Больше рецензий

26 сентября 2018 г. 02:54

4K

3.5 А чё так много народу мёртвых? или Будьте как дети

«...чем больше жизни тем больше смерти. И не самой приятной смерти тоже» Франзен

«Почему из всех смыслов жизни русские всегда выбирают смерть?» Стогоff

Смерть автора. Вопрос: «А был ли мальчик?» («ху из мистер Масодов?» как вариант) — не самой для меня первостепенной важности вопрос, как и любой другой, касающийся личной жизни любого другого автора. Стар он или молод, бухает или спортсмен, лопал мясо, когда писал «Войну и мир» или умер девственником, умер или не весь, а если умер — завещал всё сжечь к чёртовой матери или шампанского перед этим попросил, поминал на последнем издыхании бобров или бабочек (или как литератор Ленин — собак), а, может, Зойдберга проклинал, настоящий он или вымышленный друг, коммерческий или независимый, сидит в застенке или на шее у издательства, один он или имя ему легион, питерский или ростовский, еврей или амбидекстер, что курил и что после этого хотел сказать — всё это, конечно, многое «кое-что» объясняет, но очень и очень отвлекает от незамутнённого восприятия события — непосредственно текста. Но на ресурсе, где милейший плеоназм «первое знакомство» встречается чаще, чем эталонный Иванов в телефонной книге, совет: убивайте авторов (и Р. Барта тоже), а уж потом заваривайте чай-кофе, укутывайтесь там в свой плед и читайте — бессмысленный и бесчеловечный, как и всё прекрасное. Всех надо разъяснить сначала, как у В. Шинкарева (который тоже не хрен с горы с балалайкой, а если приглядеться, то и лауреат премии поэта И. Бродского, про которого тоже хорошо известно, куда умирать ходил): « - Шпион, толстовец, мент, Дэвид Боуи? - выдал Тихомиров сразу обойму предположений, от каждого из которых разило могилой.» И уж потом убивать.
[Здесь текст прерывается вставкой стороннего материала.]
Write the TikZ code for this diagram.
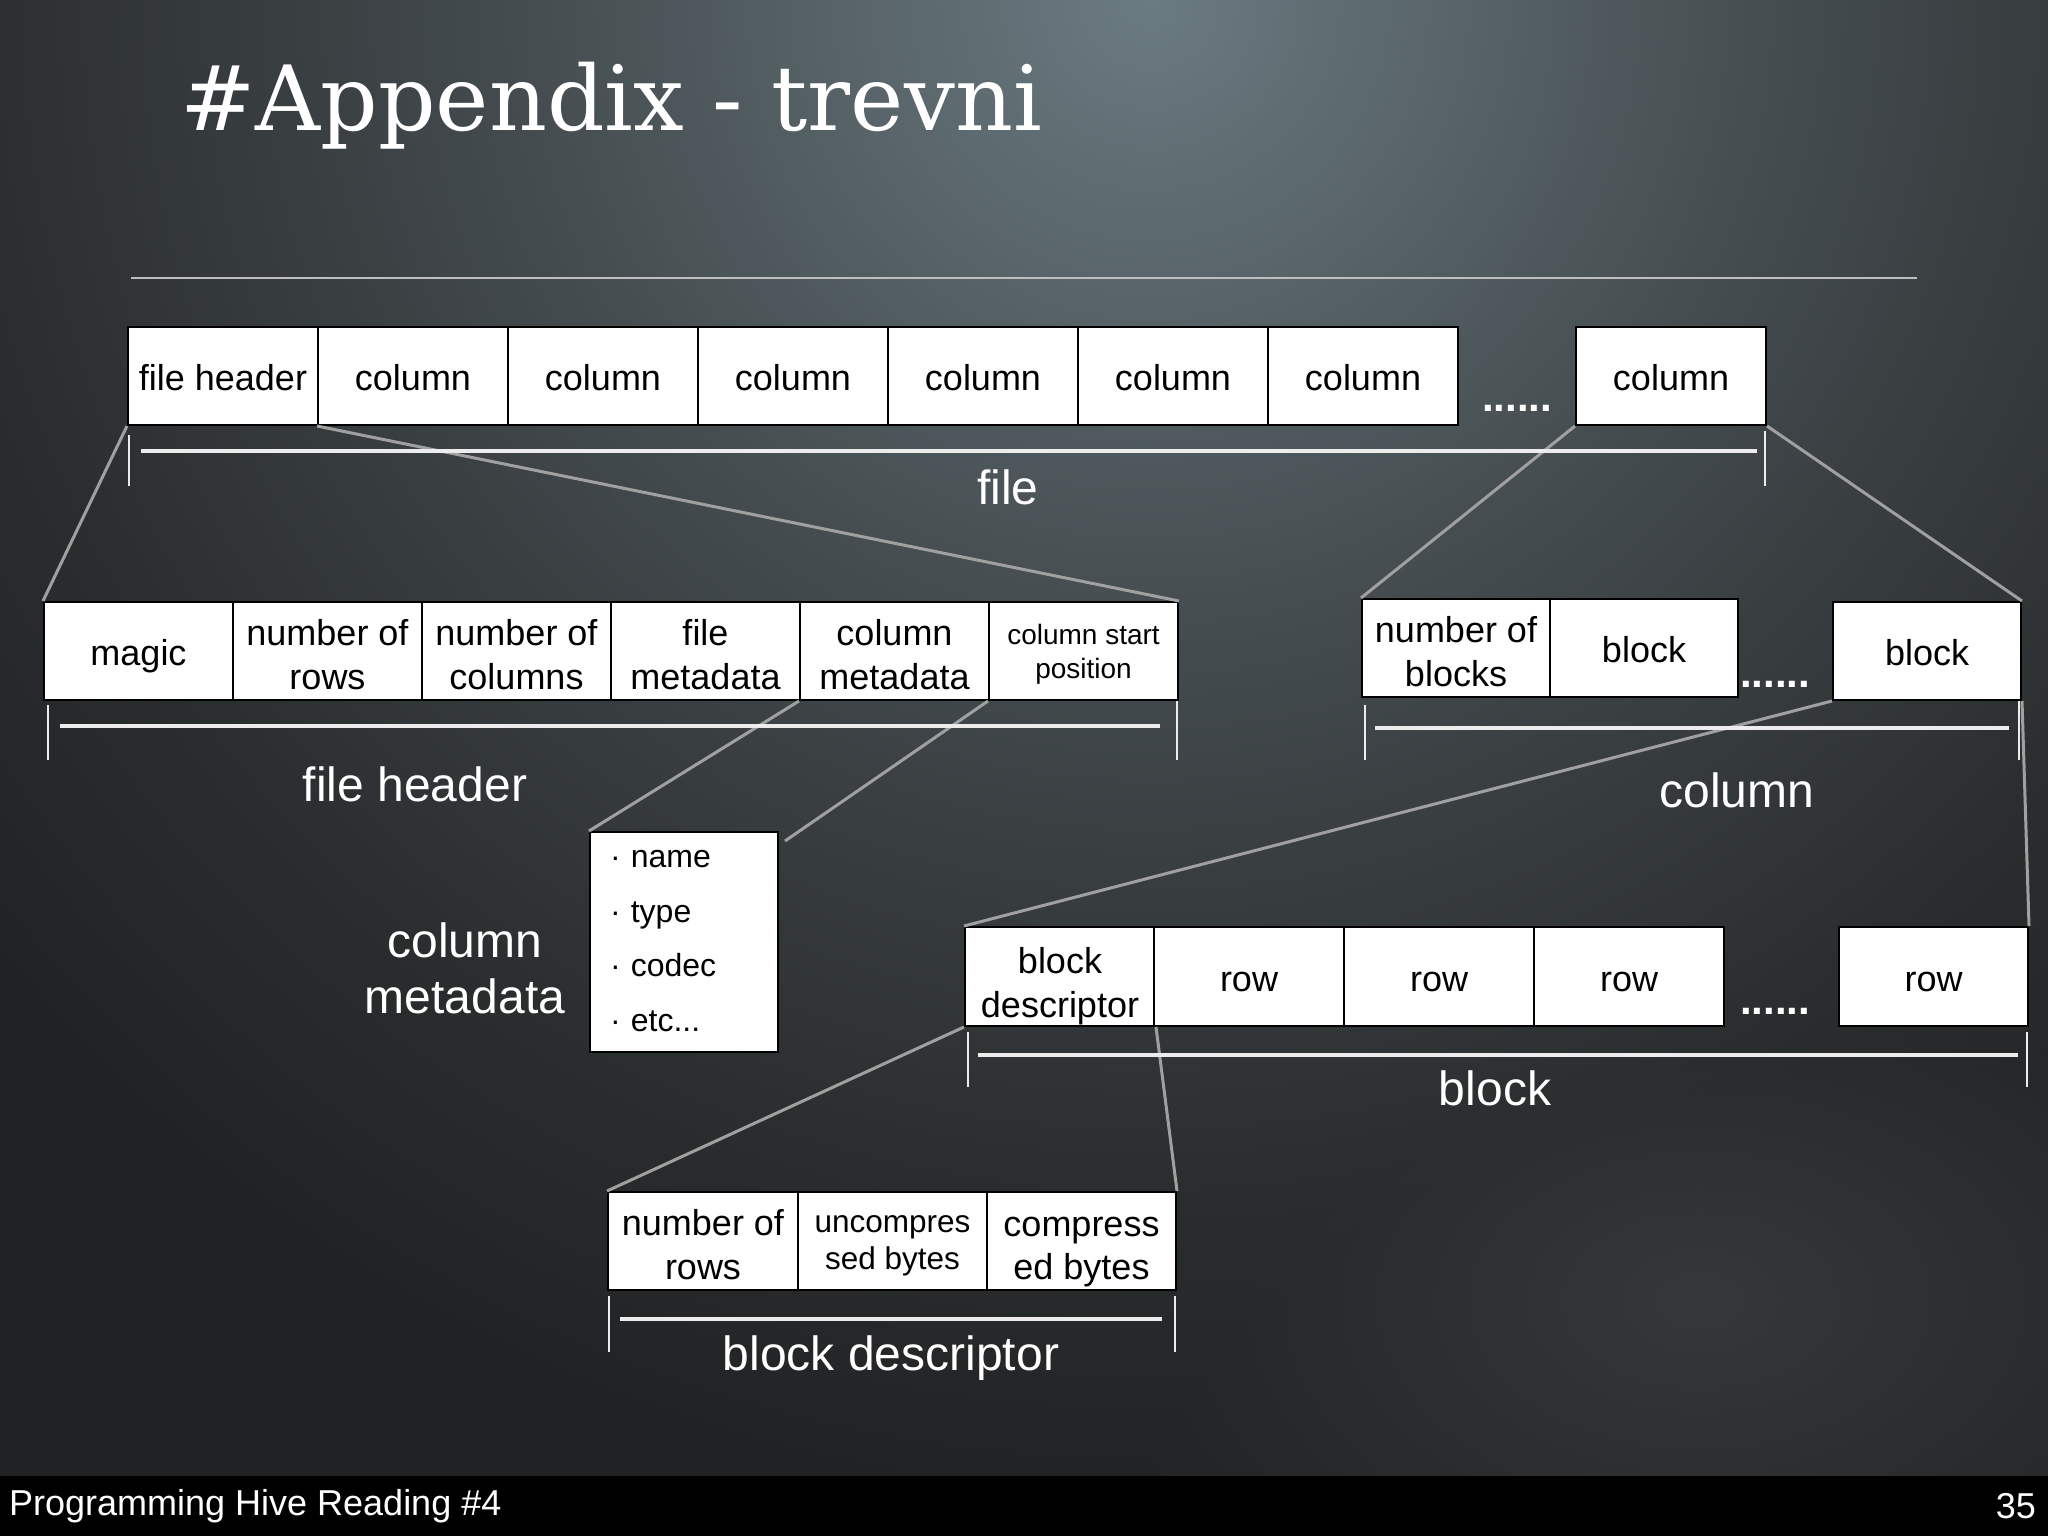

Я вот очень люблю эпиграфы (в этот раз их целых два, оба, очевидно, про смерть — могло быть и больше: одни сплошные эпиграфы, а потом эпилог, вот и вышел некролог) — они кодируют возможный смысл, лепят контекст и намекают на двойное дно, там, где, возможно, никакого дна нет вовсе, задают необходимую тональность и мешают буквальному чтению — полезные штуки. Но мне очень не нравится уточнять откуда именно я их, культурно выражаясь, позаимствовала. Вот эти два товарища сверху — они ваще кто? И какая разница? Первый - примерно такой же американский Толстой, как второй — русский Хантер С. Томпсон — теперь понятнее стало? А про смерть? А знаете, кто сказал: «После русских детей, чей тип лица, как правило, безобразен и, в виде исключения, просто некрасив, испытываешь облегчение, снова оказавшись среди немцев, с их большими глазами и тонкими чертами»? А вот и неправильно! Льюис Кэролл — от него тоже нужно избавиться и, желательно, срочно, до выстраивания синонимического ряда к слову «педофил». Или вот никому не известный писатель Кузнецов высказался про другого никем не виданного писателя: «Садомазохизм не возбуждает Пинчона, а всего лишь служит для него метафорой управления и контроля» Вот оно как! Оба маздай — пока не выяснилось, что кто-то из них (или сразу все вышеперечисленные) скрывается под прозрачным псевдонимом Масодов, потому что тогда уж придётся и кол осиновый расчехлять, и асфальтоукладчиком пару раз туда-сюда проехаться для надёжности. Но я не буду — мне правда, всё равно, кто слепил эту снегурочку из трёх комков мяса, крови, костей, говна и палок, да, первого снега, вечной мерзлоты, пионерской зорьки и воробьиной ночи, детского страха, плесени и мёда, звёздной пустоты, зараженных столбняком осколков руинированной памяти, выцветших обрывков семейного фотоальбома и 100 граммов слезы комсомолки. Может, и правда, одинокие старик со старухой. Пусть живут — недолго осталось. В смерть все равно никто не верит — а потом уж — верь-не верь.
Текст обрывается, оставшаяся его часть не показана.